The independent tuition-based school has always used a very "nature forward" approach to learning, and this year, due to COVID-19, will rely on that model even more.

“I did venture out to Target just recently and I saw all the back-to-school supplies and I don’t really have to get any of that," Stewart said.

What is on her back-to-school list, is bug spray, camping pads, and hats with mosquito netting.

"What I’m doing now is I’m searching REI, I’m searching Patagonia, I’m going to my local camping stores," she said.

Upland Hills has been around for 48 years providing a non-traditional approach to learning for kids as young as four, and now, through high school age.

The school has a ropes course and a CSA farm on its property, so kids are also provided with true "farm-to-table" meals.

“We have a long history of being a nature-based school and we’re in this beautiful setting, 30 acres in the woods here. So to be outside for 2-3 hours a day is really typical for our students," said Director of School Rob Himburg.

Because of COVID, outdoor learning will be central this fall. However, the school does also offer online learning.

“This is going to be my new classroom for the coming year," said teacher Robert Crowe, walking around one of the school's former gardens.

Social distancing should be easy outdoors and class sizes are always pretty small, given that Upland Hills only has around 70 families.

Crowe said he wants to make sure students can get their work done outside too.

“To be able to focus outdoors is not easy. So the solution I hit on was for every child to have their own individual tent," he said. Crowe said being able to learn in the outdoors gives students a unique sense of agency, something that traditional classrooms don't always provide.

Students may also learn in larger, four-season tents, which can be heated in the winter.
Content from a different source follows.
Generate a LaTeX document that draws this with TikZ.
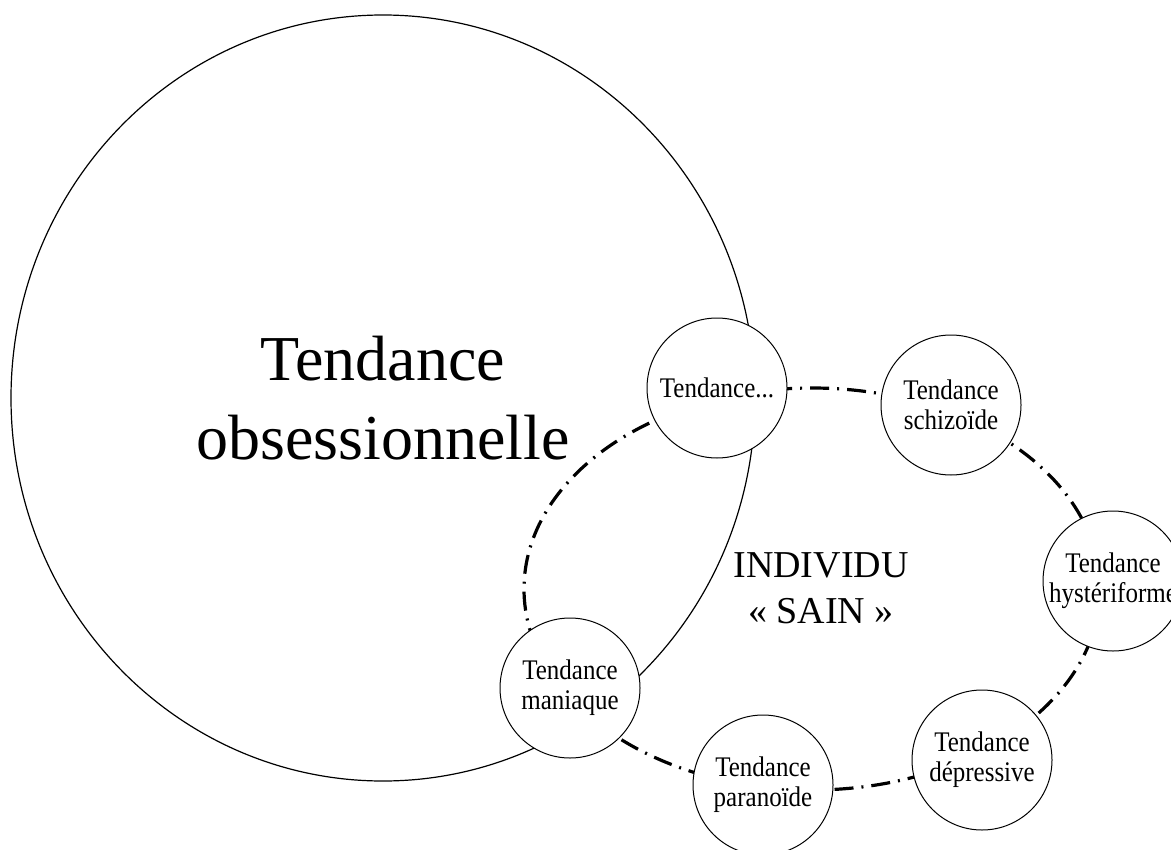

The school also has an indoor space, in the event teachers and students would need to go inside.

Lessons will usually circle back to nature in some way, so that students are learning basic skills like mathematics in a hands-on way, like building a greenhouse Himburg said.

Tuition for Upland Hills is a little more than $11,000 annually, making this out of reach for some families.

For Stewart, whose kids started at Upland Hills last year, this approach to learning has been really special, and offered her sons an education she doesn't think they could get elsewhere.

Classes at Upland Hills begin Aug. 17.

Statewide, many districts are still in the process of deciding what approach is best for teachers and students: online learning, face-to-face, or a combination of the two. Gov. Whitmer is leaving the decision up to individual districts as long as Michigan remains in phase 4 of re-opening.